OTTAWA(AP)
The head of the international body that oversees the Kyoto
treaty said Monday that Canada's new climate change plan does
not guarantee that greenhouse gas emissions will decrease.
Yvo de Boer, executive secretary of the United Nations Framework
Convention on Climate Change, criticized the Conservative
government's plan to reduce emissions, which focuses on
reducing the intensity of emissions rather than tough, overall
curbs as other Kyoto signatories have done.
Intensity reduction allows industries to increase their
greenhouse gas outputs as they raise production.
"You can still see a reduction in absolute terms, but you
can't guarantee how much the reduction is going to be in
absolute terms," de Boer said in an interview Monday from his
office in Bonn, Germany.
"If you have a very stringent relative reduction target,
but your economy grows by 30 percent, then your emissions could
still end up going up."
Al Gore condemned Canada's new plan to reduce greenhouse
gases on Saturday, saying it was "a complete and total
fraud" because it lacks specifics and gives industry a way to
actually increase emissions.
De Boer suggested there is some confusion over how Canada
intends to live up to the Kyoto Protocol, which it signed in 1997.
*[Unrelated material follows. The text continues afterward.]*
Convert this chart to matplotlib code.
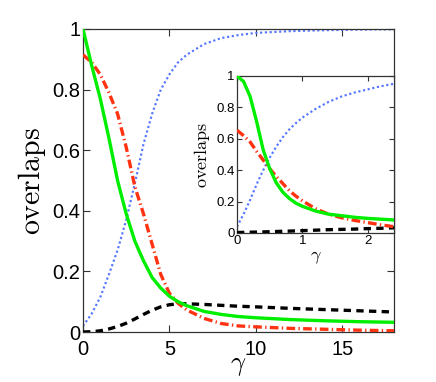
import matplotlib
matplotlib.use("Agg")
import matplotlib.pyplot as plt

# ---- main panel data ----
gamma_main = [0, 0.5, 1.0, 1.5, 2.0, 2.5, 3.0, 3.5, 4.0, 4.5, 5.0, 5.5, 6.0,
              7.0, 8.0, 9.0, 10, 12, 14, 16, 18]
green_main = [1.00, 0.88, 0.77, 0.64, 0.50, 0.39, 0.30, 0.235, 0.18, 0.145, 0.118,
              0.10, 0.087, 0.068, 0.058, 0.051, 0.047, 0.041, 0.037, 0.034, 0.032]
red_main = [0.915, 0.89, 0.85, 0.79, 0.72, 0.61, 0.48, 0.39, 0.29, 0.19, 0.128,
            0.095, 0.073, 0.045, 0.028, 0.020, 0.017, 0.012, 0.009, 0.006, 0.004]
blue_main = [0.02, 0.06, 0.115, 0.19, 0.27, 0.37, 0.49, 0.62, 0.72, 0.80, 0.85,
             0.89, 0.915, 0.95, 0.97, 0.98, 0.987, 0.993, 0.996, 0.998, 0.999]
black_main = [0.0, 0.001, 0.004, 0.01, 0.018, 0.029, 0.043, 0.058, 0.072, 0.083,
              0.090, 0.093, 0.093, 0.091, 0.088, 0.085, 0.083, 0.078, 0.074, 0.070, 0.066]

# ---- inset data ----
gamma_inset = [0, 0.1, 0.2, 0.3, 0.4, 0.5, 0.6, 0.7, 0.8, 0.9, 1.0,
               1.2, 1.4, 1.6, 1.8, 2.0, 2.2, 2.4]
green_inset = [1.0, 0.965, 0.87, 0.71, 0.53, 0.41, 0.32, 0.26, 0.22, 0.19, 0.17,
               0.14, 0.12, 0.11, 0.10, 0.093, 0.088, 0.083]
red_inset = [0.655, 0.62, 0.58, 0.52, 0.465, 0.41, 0.36, 0.315, 0.27, 0.235, 0.205,
             0.155, 0.12, 0.097, 0.08, 0.066, 0.052, 0.04]
blue_inset = [0.04, 0.12, 0.21, 0.31, 0.40, 0.48, 0.55, 0.61, 0.66, 0.70, 0.735,
              0.79, 0.835, 0.87, 0.895, 0.915, 0.935, 0.95]
black_inset = [0.003, 0.004, 0.005, 0.006, 0.007, 0.008, 0.0095, 0.011, 0.012, 0.0135,
               0.015, 0.018, 0.021, 0.023, 0.025, 0.028, 0.030, 0.033]

main_xticks = [0, 5, 10, 15]
main_yticks = [0, 0.2, 0.4, 0.6, 0.8, 1]
main_ytick_labels = ["0", "0.2", "0.4", "0.6", "0.8", "1"]
inset_xticks = [0, 1, 2]

plt.rcParams['mathtext.fontset'] = 'cm'
TICKFONT = ['Liberation Sans', 'DejaVu Sans']

GREEN = '#00ee00'
RED = '#ff3311'
BLUE = '#5577ff'
BLACK = '#000000'
SPINE = '#333333'

fig = plt.figure(figsize=(4.36, 3.82), dpi=100)
ax = fig.add_axes([83/436, 1 - 332/382, 311/436, 303/382])
axi = fig.add_axes([237/436, 1 - 233/382, 157/436, 157/382])


def draw(a, x, g, r, b, k, lw):
    a.plot(x, b, color=BLUE, lw=lw * 0.65, ls=(0, (1, 1.2)), zorder=2)
    a.plot(x, k, color=BLACK, lw=lw, ls=(0, (2.2, 1.6)), zorder=3)
    a.plot(x, r, color=RED, lw=lw, ls=(0, (2.6, 1.0, 0.4, 1.0)), zorder=3)
    a.plot(x, g, color=GREEN, lw=lw, ls='-', zorder=4)


draw(ax, gamma_main, green_main, red_main, blue_main, black_main, 2.4)
draw(axi, gamma_inset, green_inset, red_inset, blue_inset, black_inset, 2.4)

for a in (ax, axi):
    for s in a.spines.values():
        s.set_color(SPINE)
        s.set_linewidth(0.9)
    a.tick_params(direction='in', top=True, right=True, color=SPINE, width=0.8)

ax.set_xlim(0, 18)
ax.set_ylim(0, 1)
ax.set_xticks(main_xticks)
ax.set_yticks(main_yticks)
ax.set_yticklabels(main_ytick_labels)
ax.tick_params(length=5, pad=2, labelsize=14.5)
for lab in ax.get_xticklabels() + ax.get_yticklabels():
    lab.set_family(TICKFONT)
ax.tick_params(axis='x', pad=6)
ax.set_xlabel(r'$\gamma$', fontsize=19, labelpad=-5)
ax.set_ylabel(r'$\mathrm{overlaps}$', fontsize=21.5, labelpad=3)

axi.set_xlim(0, 2.4)
axi.set_ylim(0, 1)
axi.set_xticks(inset_xticks)
axi.set_yticks(main_yticks)
axi.set_yticklabels(main_ytick_labels)
axi.tick_params(length=3.5, pad=1.5, labelsize=9.5)
for lab in axi.get_xticklabels() + axi.get_yticklabels():
    lab.set_family(TICKFONT)
axi.set_xlabel(r'$\gamma$', fontsize=13, labelpad=1)
axi.set_ylabel(r'$\mathrm{overlaps}$', fontsize=13, labelpad=3)

fig.savefig('out.png', dpi=100)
To date, no official has said the government is withdrawing from
the treaty but the Kyoto targets have been abandoned. Kyoto
requires 35 industrialized countries to cut greenhouse-gas
emissions by 5 percent below 1990 levels by 2012.
The Conservatives have said meeting Kyoto targets would have
created an economic disaster for the Canadian economy.
De Boer called Canada new plan "less ambitious."
Under the initiative announced last week, Canada aims to reduce
the current level of greenhouse gas emissions 20 percent by 2020.
But the government acknowledged it would not meet its obligations
under Kyoto.
The country's emissions are now 30 percent above 1990
levels.
The Conservative government's strategy focuses both on
reducing the intensity of emissions of gases blamed for global
warming and improving air quality. But the plan failed to spell out
what many of its regulations will look like.